Usually as a second step in the interviewing process, be prepared to encounter a 30-minute committee interview in which eight to ten interviewers are seated around the table. It’s important to grasp which stakeholders each member is representing. Usually participants will introduce themselves and tell you: “Jane Smith, President of the PTA,” for example. If their roles are not evident and they seem friendly, it’s okay to ask, “And what is your role?”

I suggest that you quickly sketch the shape of the table on the pad that you carry in. As the panelists introduce themselves, jot down their stakeholder groups. As the panelists take their turn in asking their question, glance at your notes. Knowing their roles will give you a lot better context as to the implication of the question. However, be aware that your answer must satisfy all stakeholders. Your answer is not limited only to the questioner. You must know your audience(s).

A parent who is serving on a panel asks, “Assume that a parent calls you and complains about how her child’s teacher is criticizing her child in the presence of the other children. Her child is very upset by this, and the parent wants his class changed. How would you deal with this situation?” As you look around the table, ask yourself how do the various stakeholders want you to respond. My guess is that the parents want you to be a good listener and take the request seriously. They expect that you will investigate the situation and get back to the parent promptly. The teachers prefer that you’ll be reluctant to change the child’s class, and that you will be supportive of the teacher. The school administrators will be focused on your diplomacy as to how you will neither alienate the parent nor the teacher, and the process you will use in investigating the situation. Finally, the central office leaders will be attentive to how you will avoid escalating the situation.

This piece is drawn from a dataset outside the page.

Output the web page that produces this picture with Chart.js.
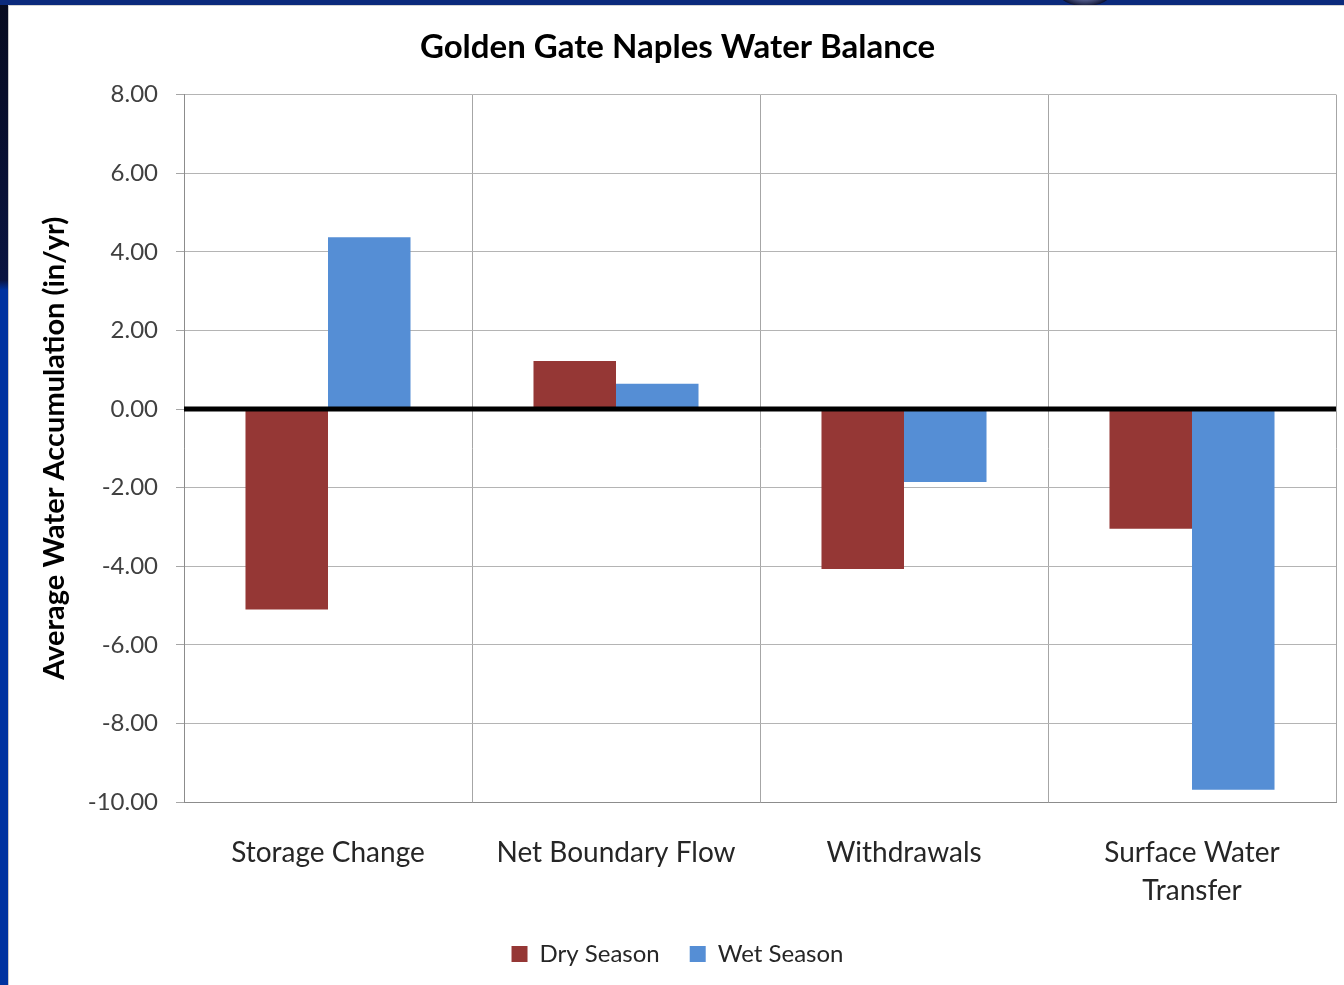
<!DOCTYPE html>
<html>
<head>
<meta charset="utf-8">
<script src="https://cdn.jsdelivr.net/npm/chart.js@4/dist/chart.umd.min.js"></script>
<style>
  html, body { margin: 0; padding: 0; width: 1344px; height: 985px; overflow: hidden; background: #ffffff; }
  .frame-left { position: absolute; left: 0; top: 0; width: 8px; height: 985px;
    background: linear-gradient(to bottom, #070b1f 0px, #0a1440 280px, #0033a0 290px, #0033a0 985px); }
  .frame-top { position: absolute; left: 0; top: 0; width: 1344px; height: 5px; background: #0b2a7c; }
  .edge-left { position: absolute; left: 8px; top: 5px; width: 1px; height: 980px; background: #c8c8c8; }
  .edge-top { position: absolute; left: 8px; top: 5px; width: 1336px; height: 1px; background: #d4d4d4; }
  .logo { position: absolute; left: 1058px; top: -22px; width: 54px; height: 28px; border-radius: 50%;
    background: radial-gradient(ellipse at 50% 30%, #c9cde6 0%, #6a74a8 40%, #0a1030 75%); }
  #wrap { position: absolute; left: 9px; top: 6px; width: 1335px; height: 979px; }
</style>
</head>
<body>
<div class="frame-left"></div>
<div class="frame-top"></div>
<div class="logo"></div>
<div class="edge-left"></div>
<div class="edge-top"></div>
<div id="wrap"><canvas id="chart" width="1335" height="979"></canvas></div>
<script>
// Water balance components (in/yr)
const categories = ['Storage Change', 'Net Boundary Flow', 'Withdrawals', ['Surface Water', 'Transfer']];
const drySeason = [-5.10, 1.22, -4.07, -3.05];
const wetSeason = [4.37, 0.64, -1.86, -9.69];
const seriesNames = ['Dry Season', 'Wet Season'];
const yTicks = { min: -10, max: 8, step: 2 };

const FONT = 'Lato, "Open Sans", "Liberation Sans", sans-serif';

// Heavy black line along the zero value, drawn above the bars
const zeroLine = {
  id: 'zeroLine',
  afterDatasetsDraw(chart) {
    const { ctx, chartArea, scales } = chart;
    const y = scales.y.getPixelForValue(0);
    ctx.save();
    ctx.strokeStyle = '#000000';
    ctx.lineWidth = 5;
    ctx.beginPath();
    ctx.moveTo(chartArea.left, y);
    ctx.lineTo(chartArea.right, y);
    ctx.stroke();
    ctx.restore();
  }
};

new Chart(document.getElementById('chart'), {
  type: 'bar',
  data: {
    labels: categories,
    datasets: [
      { label: seriesNames[0], data: drySeason, backgroundColor: '#953735', borderWidth: 0 },
      { label: seriesNames[1], data: wetSeason, backgroundColor: '#558ed5', borderWidth: 0 }
    ]
  },
  options: {
    responsive: false,
    animation: false,
    events: [],
    datasets: { bar: { categoryPercentage: 0.573, barPercentage: 1.0 } },
    layout: { padding: { left: 10, right: 8, top: 4, bottom: 9 } },
    plugins: {
      title: {
        display: true,
        text: 'Golden Gate Naples Water Balance',
        color: '#000000',
        font: { family: FONT, size: 33, weight: 'bold' },
        padding: { top: 18, bottom: 27 }
      },
      legend: {
        position: 'bottom',
        labels: {
          color: '#262626',
          font: { family: FONT, size: 24 },
          boxWidth: 16,
          boxHeight: 16,
          padding: 30
        }
      },
      tooltip: { enabled: false }
    },
    scales: {
      x: {
        grid: { display: true, offset: true, color: '#a6a6a6', lineWidth: 1, drawTicks: false },
        border: { display: true, color: '#8c8c8c', width: 1 },
        ticks: {
          color: '#262626',
          font: { family: FONT, size: 28, lineHeight: 1.36 },
          padding: 32,
          maxRotation: 0,
          autoSkip: false
        },
        afterFit(scale) { scale.height = 110; }
      },
      y: {
        min: yTicks.min,
        max: yTicks.max,
        grid: { color: '#b4b4b4', lineWidth: 1, tickLength: 8, tickColor: '#a6a6a6', tickWidth: 1 },
        border: { display: true, color: '#8c8c8c', width: 1 },
        ticks: {
          stepSize: yTicks.step,
          color: '#404040',
          font: { family: FONT, size: 24 },
          padding: 18,
          callback: (v) => Number(v).toFixed(2)
        },
        title: {
          display: true,
          text: 'Average Water Accumulation (in/yr)',
          color: '#000000',
          font: { family: FONT, size: 29, weight: 'bold' },
          padding: { top: 18, bottom: 0 }
        },
        afterFit(scale) { scale.width = 165; }
      }
    }
  },
  plugins: [zeroLine]
});
</script>
</body>
</html>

You must use caution and diplomacy in your answers so as not to sound hostile to one stakeholder group in deference to another group of stakeholders, which might have an opposing view on the same issue. The ability to do this balancing act requires the recognition that you are performing to all stakeholder groups, and that your response will be reasoned and acceptable to all. This requires coaching and practice. In a real sense, this balancing act is what successful leaders do every day.